I do not doubt that obesity is a problem for the developed world, even if it is a rather more congenial one than that which faces the Africans. The problem we have in dealing with it is the domination of the debate by people who are basically Marxists, by implication if not always ideology. It may well be that Marxism, as an economic system, has been exposed as fantastically inefficient, cruel and soul-destroying, and exists as a force in only one of the world’s 196 countries. But boy, does it hold sway when we are discussing social issues, despite the fact that its shibboleths and injunctions here are every bit as lumpen and misguided as are its economic imperatives.

For the majority who study obesity, it is once again all about ‘conflict’, about power relations. This is how those afore-mentioned researchers can insist that white colonialism imposed a rotten diet upon the poor Pacific islanders to such an extent that if Paul Gauguin were painting the Tahitian women folk today, he’d need a canvas the size of those used by Rubens. By the same token, white colonialism has imposed upon the Africans decades of malnutrition – and chronically bad self-governance and a lack of farming know-how etc have nothing whatsoever to do with it.

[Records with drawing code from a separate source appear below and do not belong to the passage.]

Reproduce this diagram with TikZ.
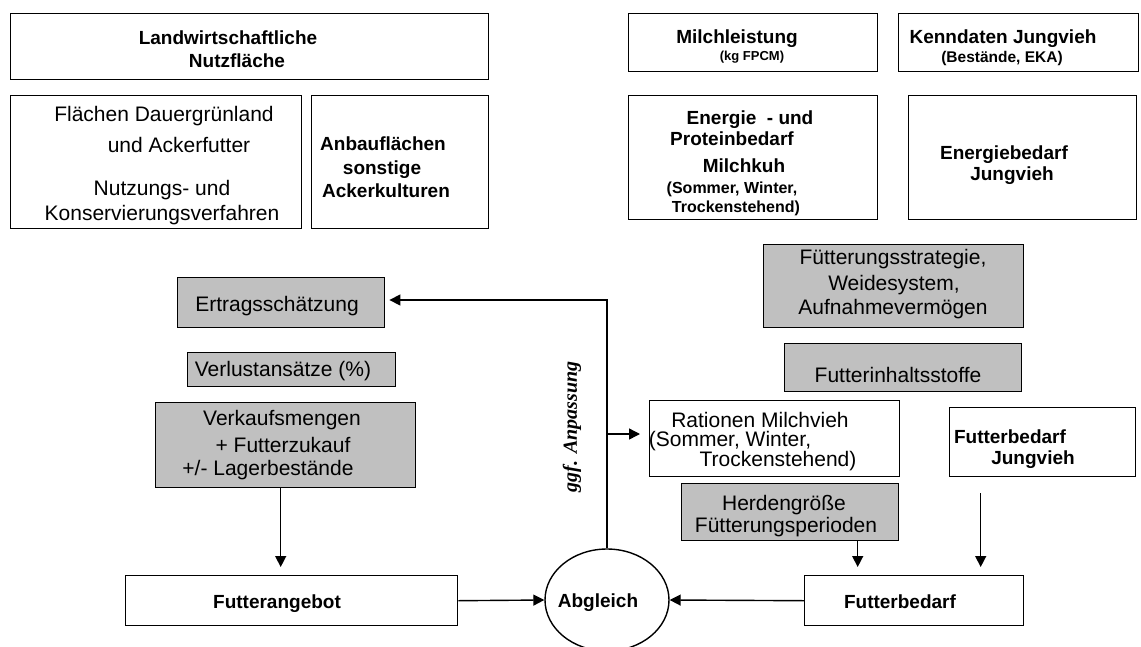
\documentclass[tikz,border=0pt]{standalone}
\usepackage{fontspec}
\setmainfont{Liberation Sans}
\newfontfamily\anpfont{Liberation Serif}
\usetikzlibrary{arrows.meta,shapes.geometric}
\definecolor{boxgray}{RGB}{192,192,192}

\begin{document}
\begin{tikzpicture}[x=1pt,y=-1pt,
  box/.style={draw=black, line width=1.4pt, inner sep=0pt, anchor=north west},
  greybox/.style={box, fill=boxgray},
  txt/.style={inner sep=0pt, anchor=base, font=\fontsize{21}{24}\selectfont},
  btxt/.style={inner sep=0pt, anchor=base, font=\fontsize{19}{22}\selectfont\bfseries},
  stxt/.style={inner sep=0pt, anchor=base, font=\fontsize{13}{15}\selectfont\bfseries},
  mtxt/.style={inner sep=0pt, anchor=base, font=\fontsize{15.5}{18}\selectfont\bfseries},
  ltxt/.style={inner sep=0pt, anchor=base, font=\fontsize{16}{19}\selectfont\bfseries},
  conn/.style={line width=1.4pt, -{Triangle[length=11pt,width=11pt]}}]

\useasboundingbox (0,0) rectangle (1141,646);

% --- land use (top left) ---
\node[box, minimum width=478pt, minimum height=66pt] (lnf) at (10,13) {};
\node[btxt] (lnf1) at (228,44) {Landwirtschaftliche};
\node[btxt] (lnf2) at (237,67) {Nutzfläche};

\node[box, minimum width=291pt, minimum height=133pt] (fdg) at (10,95) {};
\node[txt] (fdg1) at (164,121) {Flächen Dauergrünland};
\node[txt] (fdg2) at (179,152) {und Ackerfutter};
\node[txt] (fdg3) at (162,195) {Nutzungs- und};
\node[txt] (fdg4) at (162,220) {Konservierungsverfahren};

\node[box, minimum width=177pt, minimum height=133pt] (anb) at (311,95) {};
\node[btxt] (anb1) at (383,150) {Anbauflächen};
\node[btxt] (anb2) at (382,174) {sonstige};
\node[btxt] (anb3) at (386,197) {Ackerkulturen};

% --- herd data (top right) ---
\node[box, minimum width=249pt, minimum height=58pt] (mil) at (628,13) {};
\node[btxt] (mil1) at (737,43) {Milchleistung};
\node[stxt] (mil2) at (752,60) {(kg FPCM)};

\node[box, minimum width=240pt, minimum height=58pt] (ken) at (898,13) {};
\node[btxt] (ken1) at (1003,43) {Kenndaten Jungvieh};
\node[mtxt] (ken2) at (1002,62) {(Bestände, EKA)};

\node[box, minimum width=249pt, minimum height=124pt] (epb) at (628,95) {};
\node[btxt] (epb1) at (750,124) {Energie\ \ - und};
\node[btxt] (epb2) at (732,145) {Proteinbedarf};
\node[btxt] (epb3) at (744,172) {Milchkuh};
\node[ltxt] (epb4) at (732,193) {(Sommer, Winter,};
\node[ltxt] (epb5) at (736,212) {Trockenstehend)};

\node[box, minimum width=228pt, minimum height=124pt] (ejv) at (908,95) {};
\node[btxt] (ejv1) at (1004,159) {Energiebedarf};
\node[btxt] (ejv2) at (1012,180) {Jungvieh};

% --- feed supply (left) ---
\node[greybox, minimum width=207pt, minimum height=50pt] (ert) at (177,277) {};
\node[txt] (ert1) at (277,311) {Ertragsschätzung};

\node[greybox, minimum width=208pt, minimum height=34pt] (verl) at (187,352) {};
\node[txt] (verl1) at (283,376) {Verlustansätze (\%)};

\node[greybox, minimum width=260pt, minimum height=85pt] (verk) at (155,402) {};
\node[txt] (verk1) at (282,425) {Verkaufsmengen};
\node[txt] (verk2) at (283,452) {+ Futterzukauf};
\node[txt] (verk3) at (268,475) {+/- Lagerbestände};

\node[box, minimum width=332pt, minimum height=50pt] (fa) at (125,575) {};
\node[btxt] (fa1) at (277,608) {Futterangebot};

% --- balance ---
\node[draw=black, line width=1.4pt, ellipse, inner sep=0pt,
      minimum width=124pt, minimum height=102pt] (abg) at (607,600) {};
\node[btxt] (abg1) at (598,607) {Abgleich};

% --- feed demand (right) ---
\node[greybox, minimum width=260pt, minimum height=83pt] (fst) at (763,244) {};
\node[txt] (fst1) at (893,264) {Fütterungsstrategie,};
\node[txt] (fst2) at (894,290) {Weidesystem,};
\node[txt] (fst3) at (893,314) {Aufnahmevermögen};

\node[greybox, minimum width=237pt, minimum height=48pt] (fis) at (784,343) {};
\node[txt] (fis1) at (898,382) {Futterinhaltsstoffe};

\node[box, minimum width=250pt, minimum height=76pt] (rat) at (649,400) {};
\node[txt] (rat1) at (760,427) {Rationen Milchvieh};
\node[txt] (rat2) at (730,446) {(Sommer, Winter,};
\node[txt] (rat3) at (778,466) {Trockenstehend)};

\node[box, minimum width=186pt, minimum height=69pt] (fjv) at (949,407) {};
\node[btxt] (fjv1) at (1010,443) {Futterbedarf};
\node[btxt] (fjv2) at (1033,464) {Jungvieh};

\node[greybox, minimum width=217pt, minimum height=57pt] (herd) at (681,483) {};
\node[txt] (herd1) at (784,510) {Herdengröße};
\node[txt] (herd2) at (786,532) {Fütterungsperioden};

\node[box, minimum width=219pt, minimum height=50pt] (fb) at (804,575) {};
\node[btxt] (fb1) at (900,608) {Futterbedarf};

% --- feedback label ---
\node[rotate=90, inner sep=0pt,
      font=\anpfont\bfseries\itshape\fontsize{20}{23}\selectfont] (anp) at (572,427) {ggf. Anpassung};

% --- connectors ---
\coordinate (vk) at ([xshift=-5pt]verk.south);
\draw[conn, shorten >=8pt] (vk) -- (vk |- fa.north);
\draw[conn] (fa.east) -- (abg.west);
\draw[conn] (fb.west) -- (abg.east);

\coordinate (turn) at (abg.north |- 0,300);
\coordinate (ertin) at (ert.east |- turn);
\draw[conn, shorten >=4pt] (abg.north) -- (turn) -- (ertin);

\coordinate (br) at (abg.north |- 0,434);
\draw[conn, shorten >=9pt] (br) -- (br -| rat.west);

\coordinate (hd) at ([xshift=67.5pt]herd.south);
\draw[conn, shorten >=8pt] (hd) -- (hd |- fb.north);

\coordinate (jv) at ([xshift=-62pt,yshift=-16pt]fjv.south);
\draw[conn, shorten >=8pt] (jv) -- (jv |- fb.north);
\end{tikzpicture}
\end{document}
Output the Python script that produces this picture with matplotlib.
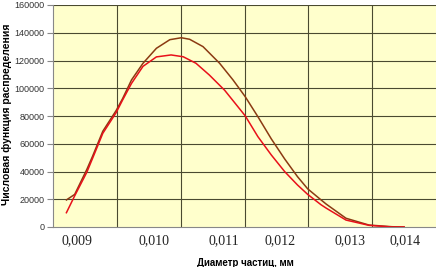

Likewise, in the West, obesity has been imposed upon the populations and especially the poorest of those populations by the rapacity and greed of capitalism. Once again, personal agency and responsibility have been chopped out of the equation: the poor eat that mass-produced crap because they are ‘time poor’ and are scammed into dangerous diets by the gratification occasioned by sugar and salt, which is cunningly provided by the big food corporations.

‘He said don’t make him look all King Charlesy.’

The problem with this approach is that it inculcates in the individual a rather stupid sense of victimhood – the notion that he is not remotely to blame for the fact that he has tits the size of Christina Hendricks’s, blood pressure of 180/90mmHg and the liquid fat from his gut could fill a medium-sized swimming pool. As a consequence, instead of taking control of his own situation, the obese individual is enjoined to blame other (malevolent) actors for his misfortune. Big agri. The food producers. And always, somewhere down the line, the government (and thus the taxpayer) for not doing something about it, for not providing him with some ectoplasmic form of help.

This sense of victimhood increases every year until at last the front wall of his house is demolished and a crane is dispatched to carry him to hospital. I am not a libertarian, but the insistence that obesity is an ‘illness’ which has been imposed upon people against their will is a terrible stupidity which can only possibly result in the problem getting worse and worse. When the world is seen in such an infantile context, always through the prism of power relations, then the fat bastards really do have no hope.